Let $f(x) = \dfrac{2-3x}{5-2x}$. For what value of $a$ is $f(a) = 3$?
I will assume you mean:
f(x) = (2-3x)/(5-2x) and you want to know the value of a so that
f(a) = 36
so (2-3a)/(5-2a) = 36
2 - 3a = 180 - 72a
69a = 178
a = 178/69
check my answer on your calculator by evaluating
f(178/69)
This is a aops problem which is why there are dollar signs (they signify latex)
So dont answer this problem to help a cheater. (reiny was wrong btw because you are solving for a value of a that gives f(a) = 3
To find the value of $a$ when $f(a) = 3$, we can substitute $3$ for $f(a)$ in the equation and solve for $a$.

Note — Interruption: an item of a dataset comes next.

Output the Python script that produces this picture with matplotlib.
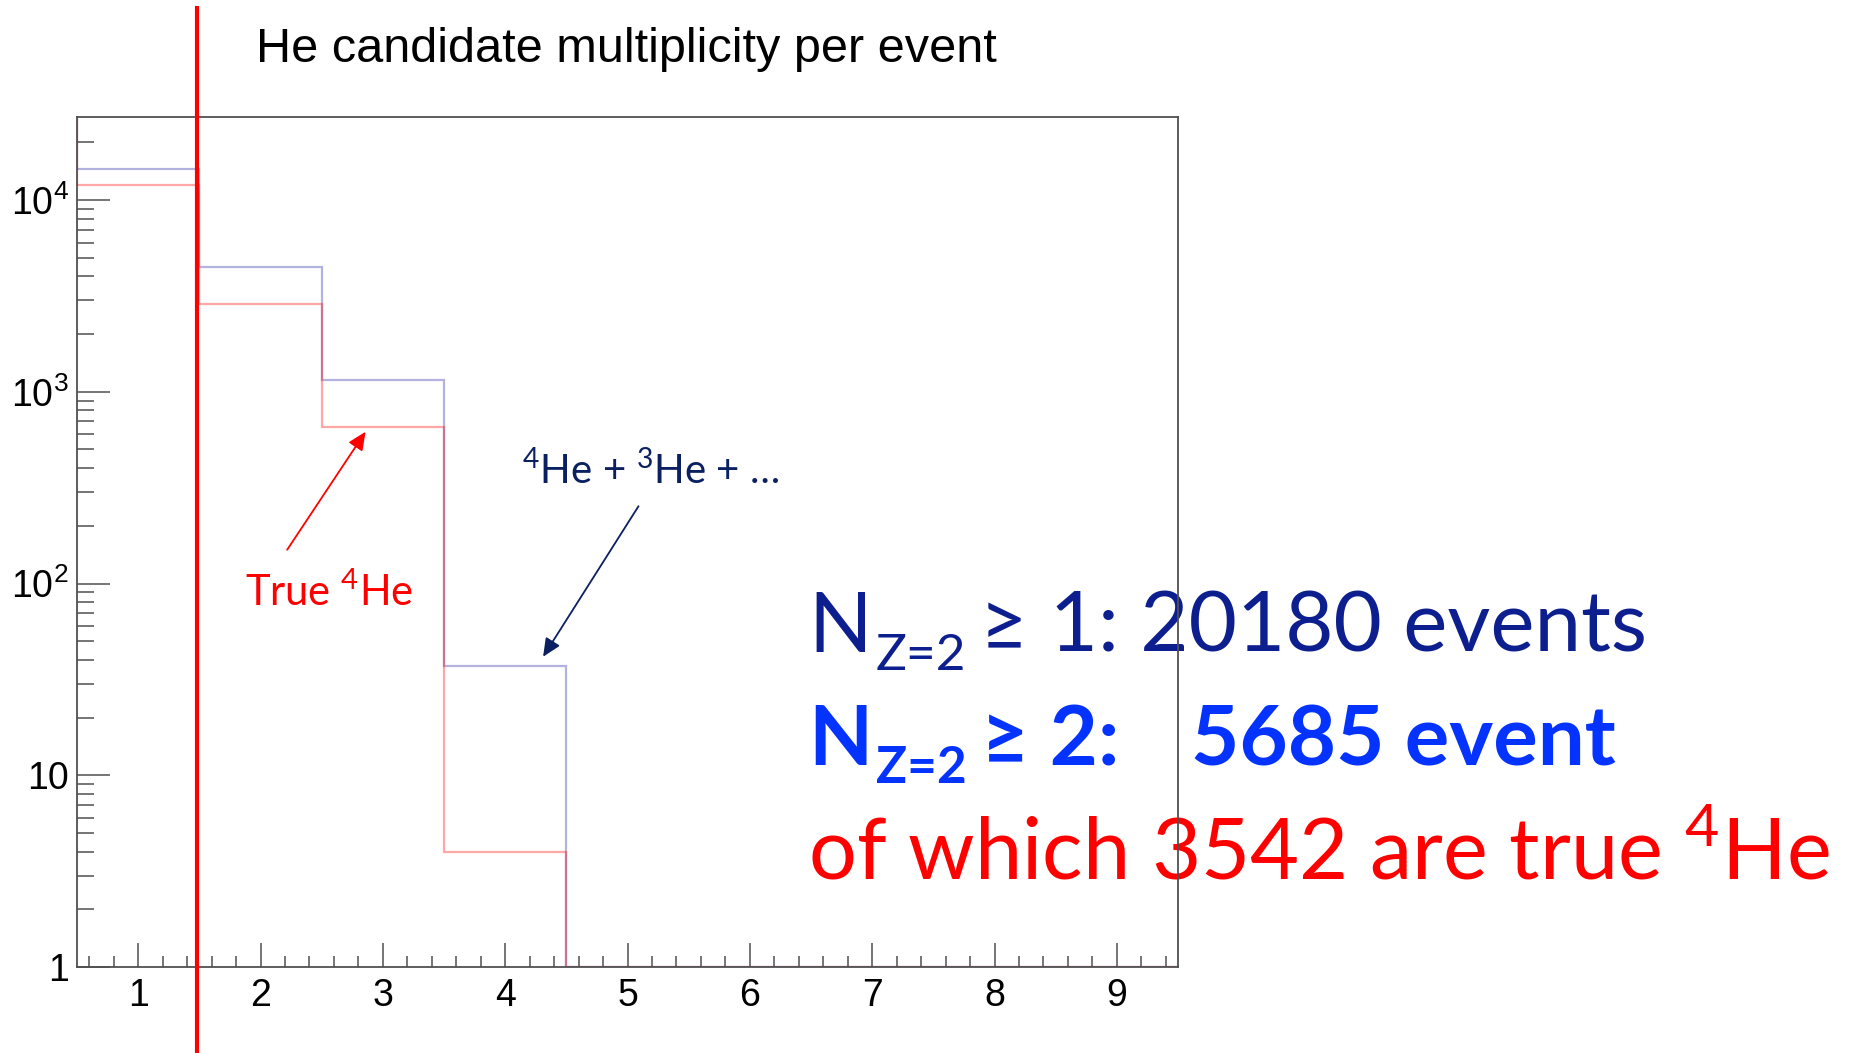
import numpy as np
import matplotlib
matplotlib.use("Agg")
import matplotlib.pyplot as plt
from matplotlib.ticker import FixedLocator, LogLocator, NullFormatter, MultipleLocator
from matplotlib.lines import Line2D
from matplotlib import transforms

plt.rcParams["font.family"] = ["Liberation Sans", "DejaVu Sans"]
plt.rcParams["mathtext.fontset"] = "custom"
plt.rcParams["mathtext.rm"] = "Lato"
plt.rcParams["mathtext.bf"] = "Lato:bold"
plt.rcParams["mathtext.sf"] = "Liberation Sans"

# He candidate multiplicity per event
multiplicity = [1, 2, 3, 4, 5, 6, 7, 8, 9]
all_he = [14495, 4490, 1158, 37, 0, 0, 0, 0, 0]      # 4He + 3He + ...
true_he4 = [12000, 2882, 656, 4, 0, 0, 0, 0, 0]      # true 4He

y_ticks = [1, 10, 100, 1000, 10000]
y_tick_labels = ["1", "10", r"$\mathsf{10^{2}}$", r"$\mathsf{10^{3}}$", r"$\mathsf{10^{4}}$"]

n_ge1 = 20180
n_ge2 = 5685
n_ge2_true = 3542

W, H = 1875, 1053
fig = plt.figure(figsize=(W / 100, H / 100), dpi=100)
fig.patch.set_facecolor("white")
renderer = fig.canvas.get_renderer()


def fp(x, y):
    """pixel position (from top-left) -> figure fraction"""
    return x / W, 1 - y / H


def text_run(x, y, pieces, **common):
    """Draw text pieces one after another on a shared baseline.
    Each piece: (string, fontsize, baseline shift in px (down), gap before in px, extra kwargs)."""
    for s, size, dy, gap, kw in pieces:
        x += gap
        t = fig.text(*fp(x, y + dy), s, fontsize=size, va="baseline", ha="left",
                     **common, **kw)
        x += t.get_window_extent(renderer).width


ax = fig.add_axes([77 / W, 1 - 967 / H, (1178 - 77) / W, (967 - 117) / H])
ax.patch.set_alpha(0)

ymin, ymax = 1, 27100
edges = np.concatenate([np.array(multiplicity) - 0.5, [multiplicity[-1] + 0.5]])

for vals, col, z in [(all_he, (0, 0, 0.6, 0.30), 2), (true_he4, (1, 0, 0, 0.35), 3)]:
    v = np.where(np.array(vals) > 0, vals, ymin).astype(float)
    ax.stairs(v, edges, baseline=None, color=col, lw=1.6, zorder=z)
    ax.plot([edges[0], edges[0]], [ymax * 2, v[0]], color=col, lw=1.6, zorder=z)

ax.set_xlim(0.5, 9.5)
ax.set_yscale("log")
ax.set_ylim(ymin, ymax)

frame_col = "#505050"
for s in ax.spines.values():
    s.set_color(frame_col)
    s.set_linewidth(1.3)
    s.set_zorder(5)

ax.xaxis.set_major_locator(MultipleLocator(1))
ax.xaxis.set_minor_locator(MultipleLocator(0.2))
ax.yaxis.set_major_locator(FixedLocator(y_ticks))
ax.set_yticklabels(y_tick_labels)
ax.yaxis.set_minor_locator(LogLocator(base=10, subs=np.arange(2, 10)))
ax.yaxis.set_minor_formatter(NullFormatter())

ax.tick_params(axis="both", which="both", direction="in", color=frame_col, width=1.1,
               labelsize=27, labelcolor="black")
ax.tick_params(axis="y", which="major", length=24, pad=6)
ax.tick_params(axis="y", which="minor", length=12)
ax.tick_params(axis="x", which="major", length=17, pad=8)
ax.tick_params(axis="x", which="minor", length=8)

# title
fig.text(*fp(256, 62), "He candidate multiplicity per event", fontsize=35,
         family="Liberation Sans", va="baseline", ha="left")

# vertical cut line
blend = transforms.blended_transform_factory(ax.transData, fig.transFigure)
fig.add_artist(Line2D([1.483, 1.483], [0, 1 - 8 / H], transform=blend,
                      color="#ff0000", lw=3.0, zorder=6))

# annotations
fig.text(*fp(245, 606), r"True $^{4}$He", fontsize=30, family="Lato",
         color="#ff0000", va="baseline", ha="left")
ax.annotate("", xy=(2.859, 619), xytext=(2.218, 150), xycoords="data",
            arrowprops=dict(arrowstyle="-|>,head_length=0.55,head_width=0.25",
                            color="#ff0000", lw=1.3, shrinkA=0, shrinkB=0,
                            mutation_scale=20))

navy = "#0a2060"
fig.text(*fp(522, 484), r"$^{4}$He + $^{3}$He + …", fontsize=29, family="Lato",
         color=navy, va="baseline", ha="left")
ax.annotate("", xy=(4.31, 41.5), xytext=(5.09, 253), xycoords="data",
            arrowprops=dict(arrowstyle="-|>,head_length=0.55,head_width=0.25",
                            color=navy, lw=1.3, shrinkA=0, shrinkB=0,
                            mutation_scale=20))

# event counts
text_run(808, 652, [
    ("N", 60, 0, 0, {}),
    ("Z=2", 37, 18, 4, {}),
    ("≥ 1: " + f"{n_ge1} events", 60, 0, 14, {}),
], family=["Lato", "DejaVu Sans"], color="#0d1f8f", zorder=-1)

text_run(808, 765, [
    ("N", 60, 0, 0, {}),
    ("Z=2", 37, 18, 4, {}),
    ("≥ 2:", 60, 0, 14, {}),
    (f"{n_ge2} event", 60, 0, 72, {}),
], family=["Lato", "DejaVu Sans"], weight="bold", color="#0433ff", zorder=-1)

fig.text(*fp(808, 879), f"of which {n_ge2_true} are true " + r"$^{4}$He",
         fontsize=61, family="Lato", color="#ff0000", va="baseline", ha="left",
         zorder=-1)

fig.savefig("out.png", dpi=100, facecolor="white")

We start by writing the equation $f(a) = 3$ as:
$$\frac{2-3a}{5-2a} = 3$$
Next, we can cross-multiply to eliminate the denominators:
$$(2-3a) \cdot 1 = 3 \cdot (5-2a)$$
Expanding both sides of the equation gives:
$$2 - 3a = 15 - 6a$$
Now, let's isolate the variable $a$ on one side of the equation. We can do this by adding $6a$ to both sides:
$$2 + 3a = 15$$
Next, subtracting $2$ from both sides gives:
$$3a = 13$$
Finally, dividing both sides by $3$ gives:
$$a = \frac{13}{3}$$
Therefore, the value of $a$ when $f(a) = 3$ is $\frac{13}{3}$.